Every time I break up with my boyfriend, he starts crying.
Question Posted Friday July 11 2014, 11:31 am
My boyfriend and I are 17, and we’ve been dating a little over 5 months. Before then, we were strangers. After about the first three months, we've argued almost everyday, sometimes more than once. He is very insecure, jealous, overdramatic, inconsiderate, and he is my exact opposite. Even his brother has told us that before. Our ways of thinking clash... a lot. Sometimes I feel like I'm being used. yada yada yada. We break up often, and a lot of times I don't mean it, but he'll pressure me into doing it by telling me to, or constantly asking if we're done until I break and tell him yes. I used to not mean it, but lately I've wanted it to do it for good. I've seen a completely different side of him, and it isn't good. I just can't imagine marrying him while our relationship is like it is. We are too different, and we think different. How will that work if we have kids? Well, every time I break up with him, he'll start crying and apologizing, saying he wants to kill himself (one time he actually cut his wrist in front of me) So, I give him, because he seems like he will really change, until the next day we're fighting again. I do love him, and I can't imagine not having him in my life, but I can hardly take it anymore. What can I do? The future scares me.
[ Answer this question ] Want to answer more questions in the Relationships category? Maybe give some free advice about: Love Life? Cardigan answered Saturday July 12 2014, 5:31 pm: This sounds like my first boyfriend. I know it's hard to imagine not having him in your life, but he's not going to let you just be friends, and perish the thought you just get guilted into staying with him in perpetuity when you know it isn't the future you want for yourself! You know this drama is not how you want to live out the rest of your life, when you could instead have a partner who is your friend and lets you be yourself.

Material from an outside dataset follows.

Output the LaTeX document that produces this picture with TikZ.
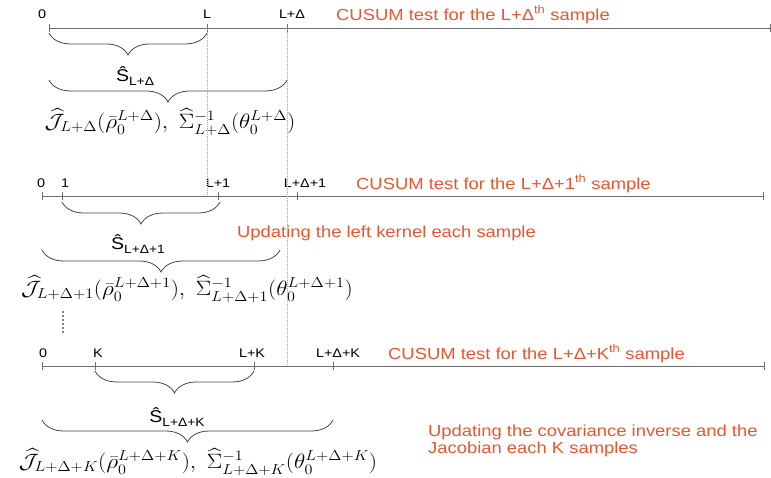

Mandolin is right, you know it has to end sooner or later. You can do it the hard, slow way, or just get it over with before it gets worse. If he's willing to slit his wrists, it seems foreseeable he'd be willing to slash his condoms to keep you, for example. Make a clean break and be done with it. It's hard, absolutely, but dragging it out doesn't make it easier [ Cardigan's advice column | Ask Cardigan A Question ]
sizzlinmandolin answered Saturday July 12 2014, 7:04 am: Keeping you in the relationship by threatening to hurt himself is either abusive (if he actually would never really do anything) or he needs serious help. Either way, it has absolutely NOTHING to do with you. It's something that he has within himself. Do not spend another day in this unhealthy relationship. As bad as it is for you, it's just as bad for him to be learning that he can behave this way in a relationship in order to get what he wants. What you need to do is tell him that you're breaking up for good and completely stop talking to him. Block him from social media, texting, everything. The reason why this is important is because he has the ability to talk you out of your decisions by acting pathetic. You cannot allow him to do this again. Just in case he is serious about suicide, the right thing to do would be to tell a school counselor about the entire situation before you break up with him. That way, people will be making sure that he is okay and he will receive counseling if he needs it. His irrational thoughts and ideas are not your responsibility. You are not equipped to reason with someone that has these personality issues so stop trying because while it may seem like you're being nice and helping, you could be making things much worse. So, my advice to you is to tell someone about what has been happening, break up with him for good, and stop all communication with him. You don't want to be with him in the future because besides all of this you say that you're really not that compatible. It's not good that you've continued to stay with him for 5 months, but the real crime would be staying with him for another day. It's time. Do it before you chicken out and continue to help mold him into an unbalanced person. It's not just the best thing for you to get out of this, but it's the best thing for him too. Good luck! [ sizzlinmandolin's advice column | Ask sizzlinmandolin A Question ]
misspiggy answered Friday July 11 2014, 7:40 pm: It doesn't sound as though this guy is the one for you. If you want to break up with him as safely as possible, the best idea might be to take him to a public place where he cannot be violent. Maybe Starbucks or something? Tell him you want to part ways because you want to experience what it is like to be independent. If he freaks out, make it clear that you are not interested in any other men. Tell him you just want your space. Allow him to digest this information at the coffee shop. Do not go anywhere in private with him or he might get very angry. If he asks to stay friends, agree to this but explain that for the next little while you are going to need a lot of space. Then, for the next month or so, try not to see him. If you do want to spend time with him, do not spend it alone with him. Invite some other friends along. This guy needs to get the picture that you need space.
Even though you might love him, this is an unhealthy relationship and you need to set some boundaries.
Believe moi. Moi has a charm that is lethal to men.